Common Names: Spotted water hemlock, spotted parsley, spotted cowbane, suicide root
Sub-category: Carrot family
A rhizomatous perennial herb producing a hollow erect stem to a maximum height between 1 and 1.5 meters. The long leaves are made up of several lance-shaped, pointed, serrated leaflets. Each shiny green leaflet is 2 to 10 centimeters long and the entire leaf may be up to 40 centimeters long. The inflorescence of white flowers is similar in appearance to many other species in the carrot family. It is a compound umbel with many clusters of flowers. The dry tan-brown fruit is a few millimeters long.
Grows near water such as streams and ponds.

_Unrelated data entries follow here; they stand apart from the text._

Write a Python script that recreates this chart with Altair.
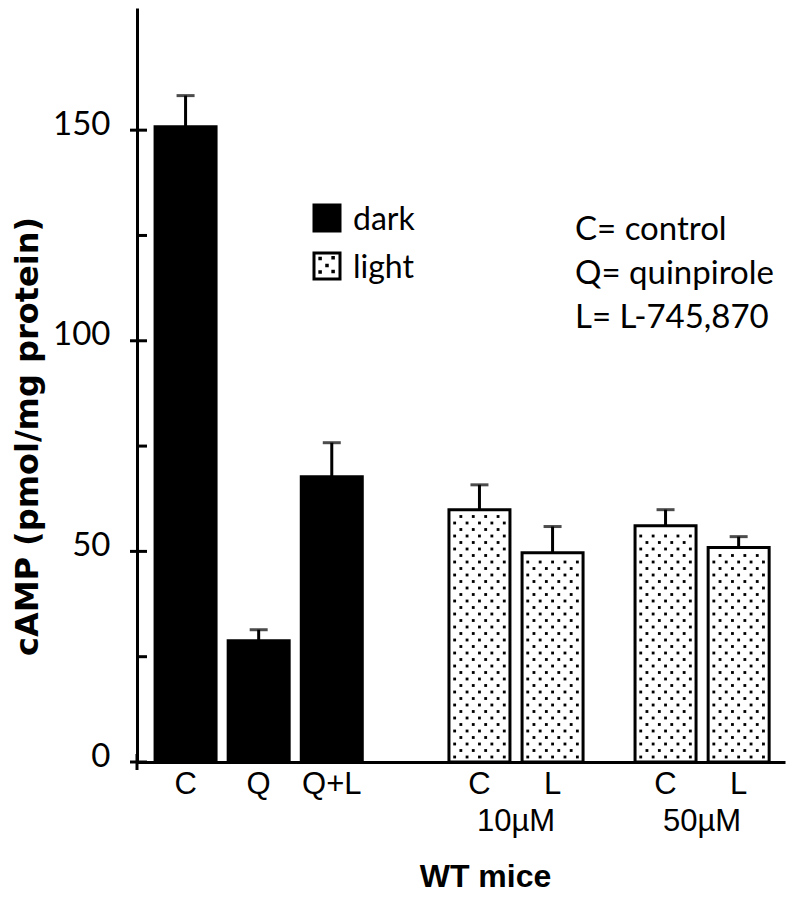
import altair as alt
import pandas as pd
import numpy as np

# ---- data ----
bar_labels = ["C", "Q", "Q+L", "C", "L", "C", "L"]
conditions = ["dark", "dark", "dark", "light", "light", "light", "light"]
groups = ["", "", "", "10µM", "10µM", "50µM", "50µM"]
means = [150.8, 28.8, 67.7, 59.9, 49.7, 56.1, 50.9]
sems = [7.4, 2.6, 8.1, 5.9, 6.2, 3.8, 2.6]
conc_labels = ["10µM", "50µM"]
legend_conditions = ["dark", "light"]
notes = ["C= control", "Q= quinpirole", "L= L-745,870"]
y_major = [0, 50, 100, 150]
y_minor = [25, 75, 125]

# ---- layout constants ----
W, H = 648, 754
Y_MAX = 179
X_MAX = 8.64
GROUP_START = [0.59, 4.57, 7.09]
SLOT_STEP = 0.99
KX = W / X_MAX
KY = H / Y_MAX
LEG_X, LEG_Y, LEG_STEP = 190, 210, 48

# positions from group order
pos, gidx, slot = [], -1, 0
prev = None
for g in groups:
    if g != prev:
        gidx += 1
        slot = 0
        prev = g
    pos.append(GROUP_START[gidx] + slot * SLOT_STEP)
    slot += 1

df = pd.DataFrame({"label": bar_labels, "condition": conditions, "group": groups,
                   "mean": means, "sem": sems, "pos": pos})
df["top"] = df["mean"] + df["sem"]

conc_df = pd.DataFrame({"text": conc_labels,
                        "pos": [np.mean([p for p, g in zip(pos, groups) if g == c]) for c in conc_labels]})

# dot texture for light bars
dots = []
for p, v, c in zip(pos, means, conditions):
    if c != "light":
        continue
    hpx = v * KY
    r = 0
    ypx = 5.0
    while ypx <= hpx - 4:
        offs = [-25.2, -12.6, 0, 12.6, 25.2] if r % 2 == 0 else [-18.9, -6.3, 6.3, 18.9]
        for o in offs:
            dots.append({"x": p + o / KX, "y": ypx / KY})
        r += 1
        ypx += 6.5
dots_df = pd.DataFrame(dots)

xscale = alt.Scale(domain=[0, X_MAX], nice=False, zero=False)
yscale = alt.Scale(domain=[0, Y_MAX], nice=False)
cscale = alt.Scale(domain=legend_conditions, range=["black", "white"])
LIGHT_PATH = ("M-1,-1H1V1H-1Z "
              "M-0.55,-0.6h0.04v0.04h-0.04Z M0.45,-0.65h0.04v0.04h-0.04Z "
              "M-0.02,-0.05h0.04v0.04h-0.04Z "
              "M-0.55,0.45h0.04v0.04h-0.04Z M0.45,0.4h0.04v0.04h-0.04Z")
SHAPES = {"dark": "square", "light": LIGHT_PATH}

base = alt.Chart(df)

bars = base.mark_bar(size=61, stroke="black", strokeWidth=3).encode(
    x=alt.X("pos:Q", scale=xscale,
            axis=alt.Axis(labels=False, ticks=False, grid=False, domainColor="black",
                          domainWidth=3, title="WT mice", titleFont="Liberation Sans",
                          titleFontSize=32, titleFontWeight="bold", titleColor="black",
                          titleX=348, titleY=114, titleAlign="center", titleBaseline="middle")),
    y=alt.Y("mean:Q", scale=yscale,
            axis=alt.Axis(values=y_major, ticks=False, grid=False, domainColor="black",
                          domainWidth=3, labelFont="Lato", labelFontSize=33, labelColor="black",
                          labelPadding=27, labelOffset=-6, labelFlush=False,
                          title="cAMP (pmol/mg protein)", titleFont="DejaVu Sans",
                          titleFontSize=32, titleFontWeight="bold", titleColor="black",
                          titleX=-100, titleY=428, titleAngle=270, titleAlign="center",
                          titleBaseline="alphabetic")),
    color=alt.Color("condition:N", scale=cscale, legend=None),
)

dot_layer = alt.Chart(dots_df).mark_square(size=8, color="black", opacity=1).encode(
    x=alt.X("x:Q", scale=xscale), y=alt.Y("y:Q", scale=yscale))

err = base.mark_rule(color="black", strokeWidth=3).encode(
    x="pos:Q", y="mean:Q", y2="top:Q")
caps = base.mark_tick(orient="horizontal", size=18, thickness=3, color="black").encode(
    x="pos:Q", y="top:Q")

major_df = pd.DataFrame({"v": y_major})
minor_df = pd.DataFrame({"v": y_minor})
tmaj = alt.Chart(major_df).mark_rule(color="black", strokeWidth=3).encode(
    y=alt.Y("v:Q", scale=yscale), x=alt.value(-7), x2=alt.value(10))
tmin = alt.Chart(minor_df).mark_rule(color="black", strokeWidth=3).encode(
    y=alt.Y("v:Q", scale=yscale), x=alt.value(0), x2=alt.value(10))
ext = alt.Chart(major_df.head(1)).mark_rule(color="black", strokeWidth=3).encode(
    x=alt.value(0), y=alt.value(H - 8), y2=alt.value(H + 8))

cat = base.mark_text(font="Liberation Sans", fontSize=31, baseline="middle", color="black").encode(
    x="pos:Q", y=alt.value(H + 23), text="label:N")
conc = alt.Chart(conc_df).mark_text(font="Liberation Sans", fontSize=31, baseline="middle",
                                    color="black").encode(
    x=alt.X("pos:Q", scale=xscale), y=alt.value(H + 60), text="text:N")

annot = alt.Chart(pd.DataFrame({"t": [0]})).mark_text(
    font="Lato", fontSize=33, align="left", baseline="alphabetic", lineHeight=44,
    color="black").encode(
    x=alt.value(438), y=alt.value(232), text=alt.value(notes))

# legend (drawn as marks)
legend_layers = []
for i, cond in enumerate(legend_conditions):
    ldf = pd.DataFrame({"condition": [cond]})
    sym = alt.Chart(ldf).mark_point(filled=True, size=676, shape=SHAPES[cond], stroke="black",
                                    strokeWidth=3, opacity=1).encode(
        x=alt.value(LEG_X), y=alt.value(LEG_Y + i * LEG_STEP),
        fill=alt.Fill("condition:N", scale=cscale, legend=None))
    lab = alt.Chart(ldf).mark_text(font="Lato", fontSize=32, align="left", baseline="middle",
                                   color="black").encode(
        x=alt.value(LEG_X + 26), y=alt.value(LEG_Y + i * LEG_STEP + 2), text="condition:N")
    legend_layers += [sym, lab]

chart = alt.layer(bars, dot_layer, err, caps, tmaj, tmin, ext, cat, conc, annot,
                  *legend_layers).properties(
    width=W, height=H,
    padding={"left": 129, "top": 0, "right": 5, "bottom": 134},
    autosize=alt.AutoSizeParams(type="none"),
).configure_view(stroke=None)

chart.save("out.html", embed_options={"renderer": "svg", "actions": False})
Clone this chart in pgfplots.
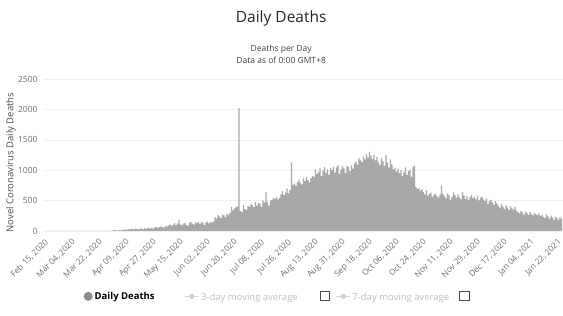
\documentclass[border=0pt]{standalone}
\usepackage{pgfplots}
\pgfplotsset{compat=1.18}
\usepackage{pgfplotstable}
\usepackage{fontspec}
\setmainfont{Open Sans}
\definecolor{bargray}{HTML}{A8A8A8}
\definecolor{ticklab}{HTML}{6E6E6E}
\newcommand\chk{{\setlength\fboxsep{0pt}\setlength\fboxrule{0.6pt}\color{black!70}\fbox{\rule{0pt}{9pt}\rule{9pt}{0pt}}}}
\pgfplotstableread[header=false,row sep=\\]{
0\\0\\0\\0\\0\\0\\0\\0\\0\\0\\
0\\0\\0\\0\\0\\0\\0\\0\\0\\0\\
0\\0\\0\\0\\0\\0\\1\\0\\1\\0\\
1\\0\\1\\3\\2\\1\\4\\3\\2\\6\\
4\\5\\8\\3\\9\\12\\14\\6\\13\\12\\
15\\18\\26\\14\\30\\27\\33\\35\\26\\40\\
32\\28\\38\\43\\25\\48\\36\\47\\52\\40\\
57\\35\\62\\73\\51\\66\\77\\68\\55\\82\\
75\\92\\110\\84\\103\\128\\96\\120\\180\\110\\
95\\122\\134\\100\\89\\137\\148\\116\\104\\140\\
131\\148\\118\\152\\136\\97\\142\\155\\127\\146\\
139\\158\\230\\205\\265\\240\\212\\270\\258\\224\\
285\\260\\300\\395\\340\\372\\388\\405\\2020\\330\\
312\\425\\360\\345\\410\\398\\440\\425\\392\\475\\
418\\462\\450\\398\\505\\470\\640\\482\\418\\505\\
512\\545\\528\\560\\520\\548\\602\\655\\590\\632\\
700\\618\\672\\1130\\760\\778\\742\\805\\850\\790\\
768\\865\\820\\885\\842\\798\\870\\905\\890\\1012\\
940\\968\\1035\\902\\992\\1050\\958\\1015\\925\\1040\\
1005\\1060\\962\\1045\\1078\\940\\1012\\1065\\1030\\950\\
1072\\1050\\985\\1080\\1025\\1112\\1145\\1090\\1198\\1160\\
1132\\1225\\1180\\1262\\1208\\1300\\1240\\1185\\1252\\1160\\
1215\\1130\\1082\\1198\\1145\\1065\\1248\\1130\\1042\\1180\\
1090\\1012\\1040\\975\\1025\\948\\1000\\902\\968\\1045\\
925\\985\\1010\\890\\1050\\1080\\720\\690\\705\\662\\
690\\640\\602\\668\\580\\612\\630\\560\\598\\615\\
575\\548\\600\\750\\612\\575\\538\\620\\590\\514\\
560\\635\\590\\548\\602\\555\\520\\640\\585\\528\\
575\\512\\558\\590\\540\\565\\522\\580\\505\\548\\
562\\520\\490\\535\\448\\500\\512\\470\\432\\490\\
455\\415\\380\\448\\402\\360\\425\\388\\345\\410\\
372\\350\\402\\338\\312\\288\\330\\305\\270\\322\\
295\\265\\312\\280\\258\\300\\275\\262\\290\\248\\
265\\232\\210\\275\\240\\198\\252\\225\\188\\236\\
212\\185\\230\\205\\
}\deaths
\begin{document}
\begin{tikzpicture}
\path[use as bounding box] (0,0) rectangle (563pt,316pt);
\begin{axis}[
  at={(44pt,85pt)}, anchor=south west,
  scale only axis, width=519pt, height=152pt,
  xmin=-2, xmax=344, ymin=0, ymax=2500,
  clip=false,
  axis line style={draw=none},
  major tick length=0pt,
  ytick={0,500,1000,1500,2000,2500},
  ymajorgrids, grid style={black!6},
  /pgf/number format/1000 sep={},
  /pgf/number format/assume math mode=true,
  yticklabel style={font=\fontsize{8.5}{10}\selectfont, text=ticklab, xshift=-3pt},
  xtick={0,18,...,342},
  xticklabels={{Feb 15, 2020},{Mar 04, 2020},{Mar 22, 2020},{Apr 09, 2020},{Apr 27, 2020},{May 15, 2020},{Jun 02, 2020},{Jun 20, 2020},{Jul 08, 2020},{Jul 26, 2020},{Aug 13, 2020},{Aug 31, 2020},{Sep 18, 2020},{Oct 06, 2020},{Oct 24, 2020},{Nov 11, 2020},{Nov 29, 2020},{Dec 17, 2020},{Jan 04, 2021},{Jan 22, 2021}},
  xticklabel style={font=\fontsize{8.3}{9}\selectfont, text=ticklab, rotate=45, anchor=north east, inner sep=1pt, xshift=-6pt, yshift=-2pt},
  ylabel={Novel Coronavirus Daily Deaths},
  ylabel style={at={(axis description cs:-0.064,0.45)}, anchor=center, font=\fontsize{9.5}{11}\selectfont, text=black!70},
  title={Daily Deaths},
  title style={at={(axis description cs:0.457,1.36)}, anchor=center, font=\fontsize{15.5}{18}\selectfont, text=black!85},
  legend style={at={(axis description cs:0.450,-0.43)}, anchor=center, draw=none, fill=none,
    legend columns=-1, font=\fontsize{9.5}{11}\selectfont,
    /tikz/every even column/.append style={column sep=0pt}},
]
\addplot[ybar, bar width=0.78, fill=bargray, draw=none,
  legend image code/.code={\fill[black!45] (0.25em,0pt) circle (4.5pt);}]
  table[x expr=\coordindex, y index=0] {\deaths};
\addlegendentry{\textbf{Daily Deaths}\kern28pt\null}
\addlegendimage{legend image code/.code={\draw[black!15] (-2pt,0)--(12pt,0); \fill[black!18] (5pt,0) circle (2.5pt);}}
\addlegendentry{\textcolor{black!25}{3-day moving average}\kern22pt\chk\kern4pt\null}
\addlegendimage{legend image code/.code={\draw[black!15] (-2pt,0)--(12pt,0); \fill[black!18] (5pt,0) circle (2.5pt);}}
\addlegendentry{\textcolor{black!25}{7-day moving average}\kern10pt\chk}
\node[align=center, font=\fontsize{8.5}{12}\selectfont, text=black!75] at (axis description cs:0.457,1.165) {Deaths per Day\\Data as of 0:00 GMT+8};
\end{axis}
\end{tikzpicture}
\end{document}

Primary Flower Color: White
Secondary Flower Color: White
Edible Notes: Deadly poisonous.
Warnings: The plant is occasionally mistaken for parsnips, due to its clusters of white tuberous roots; this is an often fatal error, as the Cicuta is extremely poisonous. Indeed, spotted water hemlock is considered to be North America's most toxic plant. Cicuta is fatal when swallowed, causing violent and painful convulsions. Though a number of people have died from water hemlock poisoning over the centuries, livestock have long been the worst affected (hence the name "cowbane"), causing death in as little as 15 minutes. The chief poison is cicutoxin, an unsaturated aliphatic alcohol that is most concentrated in the roots. Upon human consumption, nausea, vomiting, and tremors occur within 30 to 60 minutes, followed by severe cramps, projectile vomiting, and convulsions. There are occasional long-term effects, like retrograde amnesia. Ingestion of water hemlock in any quantity can result in death or permanent damage to the central nervous system.